Massachusetts' job growth has lagged all but one state's in recent years, according to a new study, raising the possibility that the state won't regain the jobs lost in the last recession before the next one begins.

The study, released today by the Massachusetts Institute for a New Economy, or MassINC, finds Massachusetts is still far from recovering the jobs lost in the recession that began in 2001. Six years later, the state still has 100,000 jobs to go.

Now, with the economy slowing dramatically under the weight of the housing meltdown, the risk of another recession is growing. So are the chances that the state won't climb back to the 2001 employment peak.

"Time is running out on the business cycle," said Andre Mayer, senior vice president of research at Associated Industries of Massachusetts, a business group. "We've been having booms and busts, but this time we may get the bust without the boom."

Even if the nation avoids a recession, a recent forecast by the New England Economic Partnership projects the state won't recover the jobs until 2012 - 11 years after the 2001 peak. That would mark the first time since at least 1940 that the state has gone more than a decade without increasing payroll employment, said Andrew Sum, director of Northeastern University's Center for Labor Market Studies and the lead author of the MassINC study.

"We should be embarrassed," Sum said. "The governor, the Legislature have to get back in there and say, 'What are we going to do to create jobs in this state.' Somebody's got to advocate for jobs here."

The erosion of manufacturing, long a ladder to the middle class, and the emergence of industries requiring specialized skills also threaten to create a "boutique economy" that rewards the highly educated and the skilled, but leaves behind broad swaths of the labor force, the study warned.

The state, said MassINC president Gregory Torres, needs "a greater sense of urgency on how to respond to the shifting economy and provide a mix of opportunities for all workers."

The study calls on the state to set targets for creating jobs in industries that sell goods and services beyond Massachusetts, so-called export sectors that bring wealth into the state and typically pay higher wages.

In addition, the study calls for boosting education and worker training to match skills to job vacancies, now about 90,000; cutting energy and other business costs; making it easier for firms to expand; and developing strategies to spread economic benefits, particularly to aging industrial cities.

"We've got to try things," Sum said. "We have to stop taking things for granted."

Kofi Jones, spokeswoman for the Executive Office of Housing and Economic Development, said the Patrick administration is "focused on expanding economic opportunity and ultimately creating 100,000 new jobs through long-term investments and changing the business culture and climate."

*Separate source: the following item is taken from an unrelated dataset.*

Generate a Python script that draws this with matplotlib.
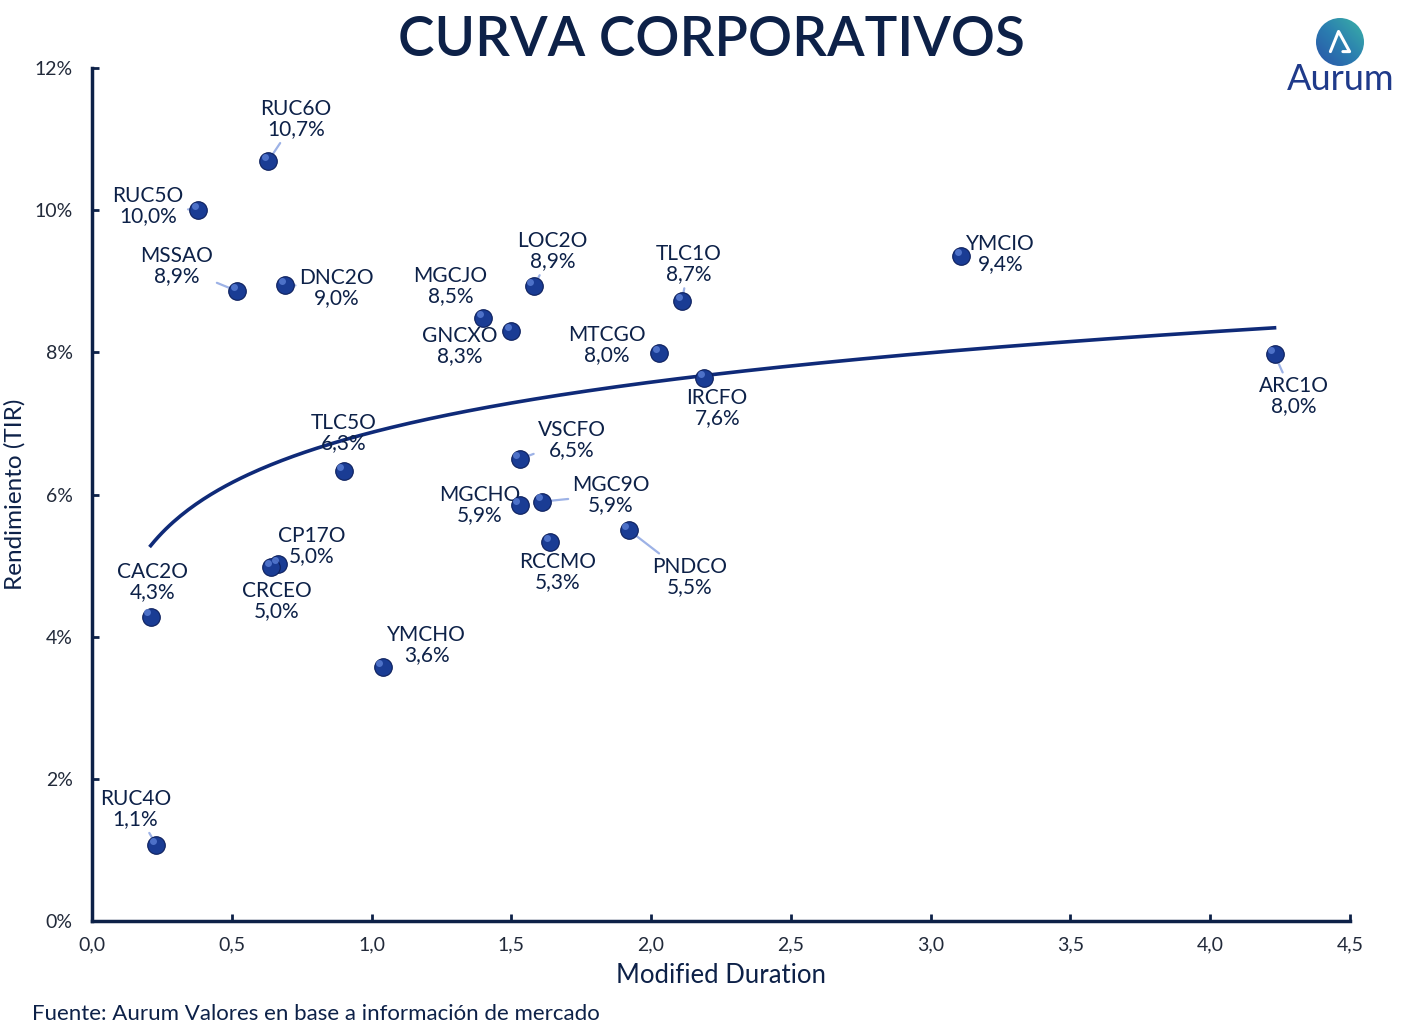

Since the beginning of this year, she noted, the state has added about 25,000 jobs.

Massachusetts, because of its large technology sector, suffered the deepest job losses in the nation after the tech boom went bust in 2001, shedding 6 percent of its jobs, compared to 2 percent nationally. Weak job growth resumed in early 2004 and has picked up modestly over the past year.

Still, only Michigan, which continues to bleed jobs as the US auto industry sinks, has a worse job-creation record. Through the end of last year, Michigan's payroll employment was down 6 percent from 2001, compared to nearly 4 percent in Massachusetts. Only five other states had yet to regain their pre-recession employment peak by the end of last year.

With its mature economy, Massachusetts isn't going to lead the nation in job growth, the study concedes, but the anemic rate of job growth over the long term is cause for concern. Since 1988, payroll employment in Massachusetts has expanded by less than 4 percent, compared to nearly 30 percent for the nation. The MassINC reported analyzed nearly two decades of economic data.

Perhaps more alarming, the study found, Massachusetts is losing jobs in key sectors, such as technology and manufacturing. In 2000, Massachusetts accounted for 4.2 percent of the nation's tech jobs; by 2006, just 3.9 percent.

Its share of manufacturing jobs, meanwhile, slipped to 2.1 percent from 2.3 percent. Among the few sectors that increased the share of jobs was biotechnology, which expanded employment at more than twice the national rate.

As biotech's growth shows, the state's economy is not without bright spots. Its output remains strong, thanks to growing productivity of the state's workers, and incomes are rising at solid rates.

But sectors like biotechnology have not proved to be the job generators traditional industries were. Biotech accounts for about 2 percent of the state's payroll employment. Manufacturing, despite having lost some 100,000 jobs since 2001, still accounts for 9 percent of the state's payroll jobs.